**Written problem:**
Take the lines from the head of the listing through the one bearing "Progress oder Rezidiv\\PS" and copy them exactly, leaving every picture out.

**Available data:**
Begin

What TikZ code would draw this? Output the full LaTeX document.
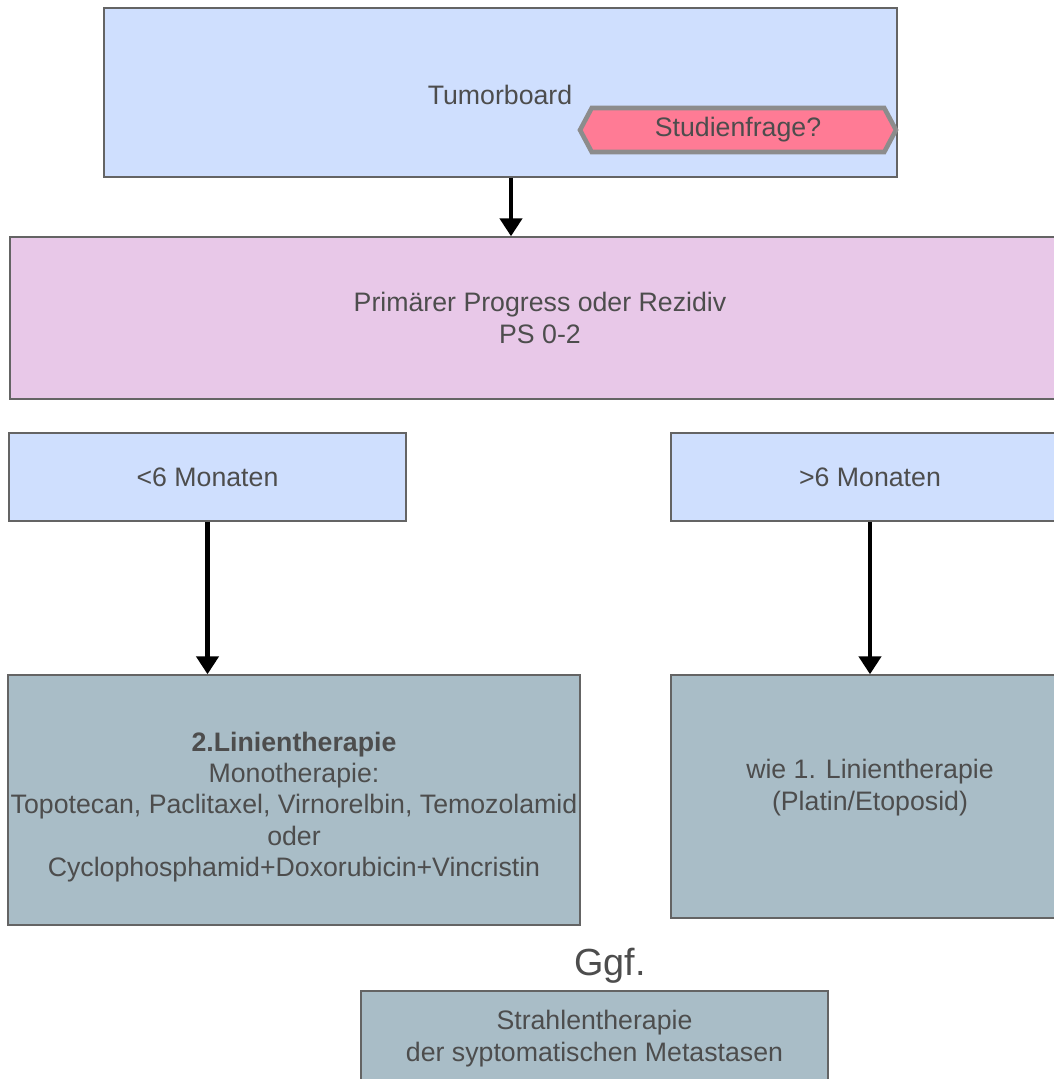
\documentclass[tikz,border=0pt]{standalone}
\usepackage{fontspec}
\setmainfont{Liberation Sans}
\usetikzlibrary{arrows.meta, positioning, shapes.symbols, calc}
\definecolor{LB}{RGB}{207,223,254}
\definecolor{LV}{RGB}{232,200,232}
\definecolor{GB}{RGB}{169,189,199}
\definecolor{PK}{RGB}{255,123,149}
\definecolor{DG}{RGB}{77,77,77}
\definecolor{BG}{RGB}{100,100,100}
\definecolor{MG}{RGB}{140,140,140}

\begin{document}
\begin{tikzpicture}[
  x=0.02cm, y=-0.02cm,
  txt/.style={align=center, text=DG, font=\fontsize{15.2}{17.9}\selectfont, inner sep=0pt},
  box/.style={txt, draw=BG, line width=0.85pt},
  bluebox/.style={box, fill=LB},
  violetbox/.style={box, fill=LV},
  greybox/.style={box, fill=GB},
  flag/.style={signal, signal to=east and west, signal pointer angle=124,
               draw=MG, line width=2.6pt, fill=PK, text=DG,
               font=\fontsize{15.2}{17.9}\selectfont,
               minimum width=6.32cm, minimum height=0.88cm, inner sep=0pt},
  flow/.style={line width=2.8pt, -{Triangle[length=0.36cm, width=0.44cm]}}
]
\clip (0,0) rectangle (1054,1079);
\fill[white] (0,0) rectangle (1054,1079);

% Tumorboard
\node[bluebox, minimum width=15.86cm, minimum height=3.38cm] (tb) at (500.5,92.5) {};
\node[txt] (tbl) at (500,95) {Tumorboard};
\node[flag] (sf) at (738,130) {Studienfrage?};

% Progress / Rezidiv
\node[violetbox, minimum width=21.2cm, minimum height=3.24cm] (pp) at (540,318)
  {Primärer Progress oder Rezidiv\\PS 0-2};

% time since first line
\node[bluebox, minimum width=7.94cm, minimum height=1.76cm] (lt) at (207.5,477) {<6 Monaten};
\node[bluebox, minimum width=7.96cm, minimum height=1.76cm] (gt) at (870,477) {>6 Monaten};

% therapies
\node[greybox, minimum width=11.44cm, minimum height=5.0cm] (zl) at (294,800) {};
\node[txt] (zlt) at (294,807)
  {\textbf{2.Linientherapie}\\Monotherapie:\\Topotecan, Paclitaxel, Virnorelbin, Temozolamid\\oder\\Cyclophosphamid+Doxorubicin+Vincristin};
\node[greybox, minimum width=7.96cm, minimum height=4.86cm] (wie) at (870,796.5)
  {wie 1. Linientherapie\\(Platin/Etoposid)\\[-0.17cm]\mbox{}};

% optional radiotherapy
\node[txt, font=\fontsize{21.5}{25}\selectfont] (ggf) at (610,966) {Ggf.};
\node[greybox, minimum width=9.34cm, minimum height=1.9cm] (rt) at (594.5,1038.5)
  {Strahlentherapie\\der syptomatischen Metastasen};

% connectors
\coordinate (tbo) at ($(tb.south)+(10.5,0)$);
\draw[flow] (tbo) -- (tbo |- pp.north);
\draw[flow] (lt.south) -- (lt.south |- zl.north);
\draw[flow] (gt.south) -- (wie.north);
\end{tikzpicture}
\end{document}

End

**The result:**
What TikZ code would draw this? Output the full LaTeX document.
\documentclass[tikz,border=0pt]{standalone}
\usepackage{fontspec}
\setmainfont{Liberation Sans}
\usetikzlibrary{arrows.meta, positioning, shapes.symbols, calc}
\definecolor{LB}{RGB}{207,223,254}
\definecolor{LV}{RGB}{232,200,232}
\definecolor{GB}{RGB}{169,189,199}
\definecolor{PK}{RGB}{255,123,149}
\definecolor{DG}{RGB}{77,77,77}
\definecolor{BG}{RGB}{100,100,100}
\definecolor{MG}{RGB}{140,140,140}

\begin{document}
\begin{tikzpicture}[
  x=0.02cm, y=-0.02cm,
  txt/.style={align=center, text=DG, font=\fontsize{15.2}{17.9}\selectfont, inner sep=0pt},
  box/.style={txt, draw=BG, line width=0.85pt},
  bluebox/.style={box, fill=LB},
  violetbox/.style={box, fill=LV},
  greybox/.style={box, fill=GB},
  flag/.style={signal, signal to=east and west, signal pointer angle=124,
               draw=MG, line width=2.6pt, fill=PK, text=DG,
               font=\fontsize{15.2}{17.9}\selectfont,
               minimum width=6.32cm, minimum height=0.88cm, inner sep=0pt},
  flow/.style={line width=2.8pt, -{Triangle[length=0.36cm, width=0.44cm]}}
]
\clip (0,0) rectangle (1054,1079);
\fill[white] (0,0) rectangle (1054,1079);

% Tumorboard
\node[bluebox, minimum width=15.86cm, minimum height=3.38cm] (tb) at (500.5,92.5) {};
\node[txt] (tbl) at (500,95) {Tumorboard};
\node[flag] (sf) at (738,130) {Studienfrage?};

% Progress / Rezidiv
\node[violetbox, minimum width=21.2cm, minimum height=3.24cm] (pp) at (540,318)
  {Primärer Progress oder Rezidiv\\PS 0-2};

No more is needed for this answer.